Each professor in the department has a dedicated research laboratory. New faculty are able to equip their lab with start-up funds from the university. The chemistry department stockroom maintains a large inventory of communal research supplies that are purchased using the department’s annual budget. The university’s Environmental Health and Safety Office stocks many common chemicals and solvents that are also generally purchased using department funds. The Facilities link on the department’s webpage lists some of the major shared equipment that is readily available. There are no “user fees” applied to the use of any department equipment.

In addition to funds for research supplies and chemicals, the chemistry department also receives institutional support for some major and minor equipment as part of our annual budget. The department is served by an administrative assistant, an instrument technician, and a stockroom supervisor. The Division of Natural Sciences and Mathematics supports a machine shop and Colgate operates a dedicated science library.

Colgate provides annual funds to each faculty member for professional needs. Faculty members receive up to $2000/year to cover travel to conferences, professional books, professional society memberships or other expenses related to scholarly work. Modest additional funding for laboratory research supplies/equipment or research travel is available via application to the Colgate Research Council.

Colgate has a generous sabbatical program, including a one-semester assistant professor leave, which is typically taken in the 4th year of teaching. Post-tenure, faculty earn sabbaticals at the rate of 0.5 SLA (Scholarly Leave Account) credits for every 2 semesters taught. Faculty may also receive SLA credit for mentoring research students in the summer. Faculty members apply to take a sabbatical and typically use 2 to 3 SLA credits for a one-semester sabbatical. Faculty may accumulate 5 SLA credits to take a two-semester sabbatical.

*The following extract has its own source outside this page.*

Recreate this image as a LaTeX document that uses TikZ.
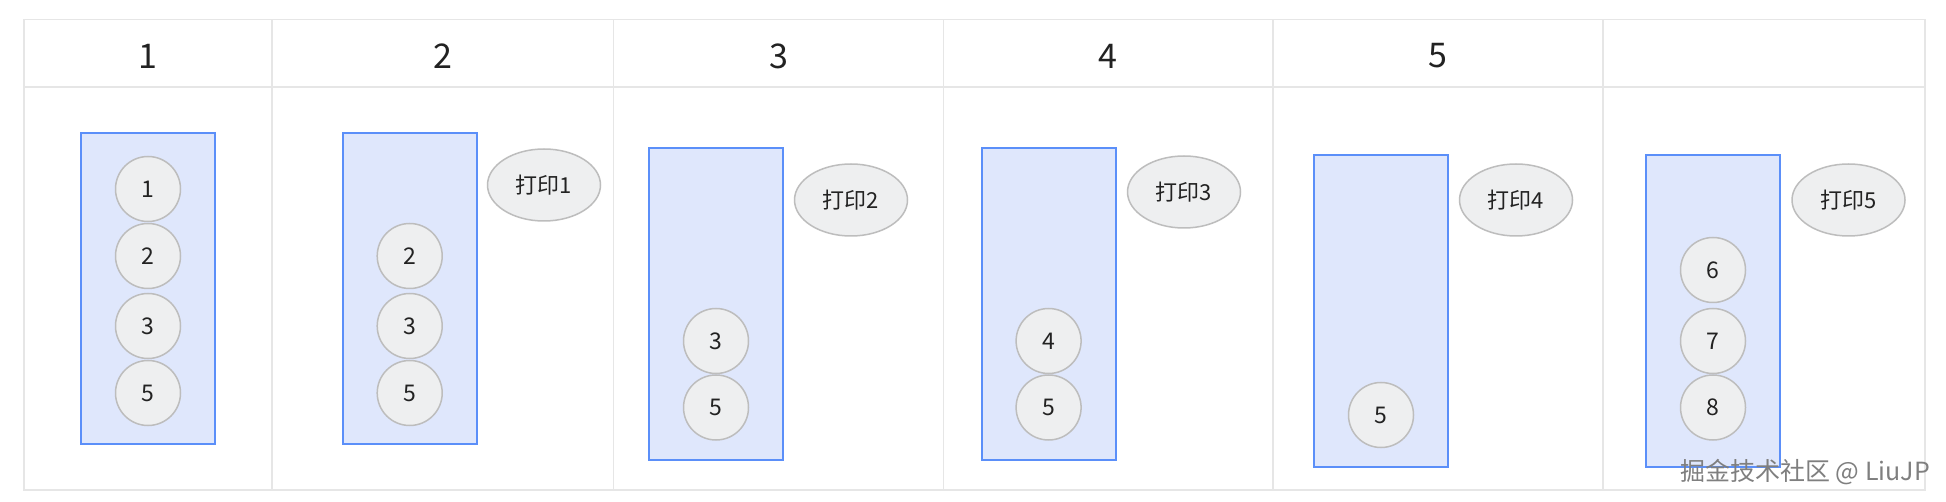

Funding for Research Students

Every chemistry and biochemistry major completes a year-long senior research project, but students as early as their first year might also work in a lab and receive student wages or academic credit. Funding is available from a variety of sources including the Division of Natural Sciences and Mathematics, endowed departmental student summer research funds, the Faculty Research Council, and through external grants. Typically ~200 undergraduates across all disciplines conduct summer research at Colgate. In the chemistry department, there are often about 30 students engaged in research during the summer.

External Research Funding

Although external research funding is not a requirement for tenure, Colgate expects that new faculty members will establish active research programs that will be attractive to external funding agencies and that faculty will apply for funding. Colgate has a grants office to assist faculty in identifying potential funding opportunities and submitting competitive grant proposals. Faculty members in the department have had very good success over the years securing funds from many foundations and government agencies.

Showcasing Your Research Plans in Your Application

Your proposed research plans should be written for a non-specialist, while including sufficient detail to show that the research is well thought out. The research plans should be ambitious and address a significant area of biochemistry/chemistry. Your research plans should also be mindful of Colgate’s undergraduate setting, taking into consideration ways in which students can be involved in the proposed research.